The legislators and Gov. Jindal are the people who refused to consider the economic damage to the state that they were warned would result from their passing this bill. Other state agencies that have done stupid things like this, e.g., the Kansas Board of Education in 1999, when it stripped evolution out of the state science standards, were warned by their pro-science citizens that such decisions could damage their states’ economies. The public officials never seem to take such warnings seriously. We pro-science activists, scientists, and teachers who lobbied against the Louisiana bill last year — in other words, people who do real work for the state of Louisiana such as, say, educating students and searching for a cure for cancer — tried to warn public officials of repercussions like this. They ignored us.

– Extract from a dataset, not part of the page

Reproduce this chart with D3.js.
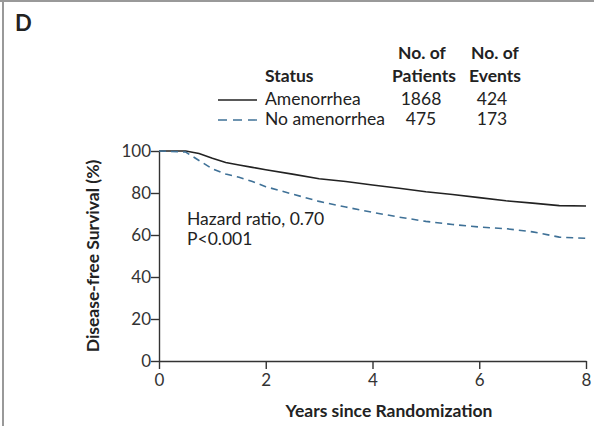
<!DOCTYPE html>
<html lang="en">
<head>
<meta charset="UTF-8">
<title>Disease-free Survival</title>
<script src="https://cdn.jsdelivr.net/npm/d3@7"></script>
<style>
  body { margin: 0; background: #fff; }
  svg { font-family: Lato, "Open Sans", sans-serif; }
  .axis path, .axis line { stroke: #333; stroke-width: 1.4; }
  .axis text { fill: #333; font-size: 17px; font-family: Lato, sans-serif; }
  .lbl { fill: #222; font-size: 17.5px; }
  .hdr { fill: #222; font-size: 17.5px; font-weight: bold; }
</style>
</head>
<body>
<script>
// survival estimates (year, % event-free)
var years = [0, 0.5, 0.75, 1, 1.25, 1.5, 1.75, 2, 2.5, 3, 3.5, 4, 4.5, 5, 5.5, 6, 6.5, 7, 7.5, 8];
var amenorrhea = [100, 100, 98.8, 96.5, 94.5, 93.3, 92.2, 91.1, 89, 86.8, 85.5, 83.8, 82.3, 80.6, 79.3, 77.8, 76.3, 75.2, 74.0, 73.8];
var noAmenorrhea = [100, 99.5, 95.5, 91.5, 89, 87.5, 85.5, 83, 79.5, 76, 73.3, 70.8, 68.5, 66.5, 65, 63.8, 63, 61.5, 59, 58.4];

var xTicks = [0, 2, 4, 6, 8];
var yTicks = [0, 20, 40, 60, 80, 100];

var legendRows = [
  {status: "Amenorrhea", patients: 1868, events: 424, dash: null, color: "#222"},
  {status: "No amenorrhea", patients: 475, events: 173, dash: "9,6", color: "#3f7197"}
];

var W = 594, H = 426;
var svg = d3.select("body").append("svg")
  .attr("width", W)
  .attr("height", H);

// frame edges, like the scanned page
svg.append("line").attr("x1", 3).attr("x2", 3).attr("y1", 0).attr("y2", H)
  .attr("stroke", "#999").attr("stroke-width", 2);
svg.append("line").attr("x1", 0).attr("x2", W).attr("y1", 1).attr("y2", 1)
  .attr("stroke", "#999").attr("stroke-width", 2);

svg.append("text").attr("x", 15).attr("y", 31)
  .attr("font-size", 22).attr("font-weight", "bold").attr("fill", "#222")
  .text("D");

var x = d3.scaleLinear().domain([0, 8]).range([159, 586]);
var y = d3.scaleLinear().domain([0, 100]).range([361, 151]);

svg.append("g")
  .attr("class", "axis")
  .attr("transform", "translate(0," + y(0) + ")")
  .call(d3.axisBottom(x).tickValues(xTicks).tickSize(8).tickSizeOuter(0).tickPadding(5));

svg.append("g")
  .attr("class", "axis")
  .attr("transform", "translate(" + x(0) + ",0)")
  .call(d3.axisLeft(y).tickValues(yTicks).tickSize(8).tickSizeOuter(0).tickPadding(0));

var line = d3.line()
  .x(function(d) { return x(d[0]); })
  .y(function(d) { return y(d[1]); });

svg.append("path")
  .datum(d3.zip(years, amenorrhea))
  .attr("fill", "none")
  .attr("stroke", legendRows[0].color)
  .attr("stroke-width", 1.6)
  .attr("d", line);

svg.append("path")
  .datum(d3.zip(years, noAmenorrhea))
  .attr("fill", "none")
  .attr("stroke", legendRows[1].color)
  .attr("stroke-width", 1.6)
  .attr("stroke-dasharray", "7,5")
  .attr("d", line);

// axis titles
svg.append("text").attr("class", "hdr")
  .attr("text-anchor", "middle")
  .attr("transform", "translate(99," + y(50) + ") rotate(-90)")
  .attr("font-size", 19.5)
  .text("Disease-free Survival (%)");

svg.append("text").attr("class", "hdr")
  .attr("text-anchor", "middle")
  .attr("font-size", 19.5)
  .attr("x", 389).attr("y", 417)
  .text("Years since Randomization");

// hazard ratio
svg.append("text").attr("class", "lbl").attr("font-size", 17).attr("x", 187).attr("y", 225).text("Hazard ratio, 0.70");
svg.append("text").attr("class", "lbl").attr("font-size", 17).attr("x", 187).attr("y", 245).text("P<0.001");

// legend table
svg.append("text").attr("class", "hdr").attr("x", 422).attr("y", 59).attr("text-anchor", "middle").text("No. of");
svg.append("text").attr("class", "hdr").attr("x", 495).attr("y", 59).attr("text-anchor", "middle").text("No. of");
svg.append("text").attr("class", "hdr").attr("x", 265).attr("y", 82).text("Status");
svg.append("text").attr("class", "hdr").attr("x", 424).attr("y", 82).attr("text-anchor", "middle").text("Patients");
svg.append("text").attr("class", "hdr").attr("x", 495).attr("y", 82).attr("text-anchor", "middle").text("Events");

var row = svg.selectAll(".row").data(legendRows).enter().append("g")
  .attr("transform", function(d, i) { return "translate(0," + (105 + i * 20) + ")"; });

row.append("line")
  .attr("x1", 218).attr("x2", 257).attr("y1", -5).attr("y2", -5)
  .attr("stroke", function(d) { return d.color; })
  .attr("stroke-width", 1.4)
  .attr("stroke-dasharray", function(d) { return d.dash; });
row.append("text").attr("class", "lbl").attr("x", 265).text(function(d) { return d.status; });
row.append("text").attr("class", "lbl").attr("x", 421).attr("text-anchor", "middle").text(function(d) { return d.patients; });
row.append("text").attr("class", "lbl").attr("x", 492).attr("text-anchor", "middle").text(function(d) { return d.events; });
</script>
</body>
</html>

The legislature and Gov. Jindal — and no one else — bear the responsibility. The scientific organizations, not to mention all the other organizations that have come to New Orleans, as well as to other Louisiana convention centers, to do business, deserve credit for wanting to help the city and our state. Indeed, they already have helped the city and the state as a whole many times in the past by coming here for their meetings. Any negative reactions against SICB about the fallout from their decision not to hold future meetings in Louisiana while this law is on the books should be turned around and properly directed toward the people who actually did the damage to Louisiana: the legislature, Bobby Jindal, the Louisiana Family Forum, and the Discovery Institute — not the SICB.
It is important to highlight where the real responsibility for this decision lies. It is not with the scientific organizations who have every right to stand up to defend both their disciplines and the way science is taught in public schools.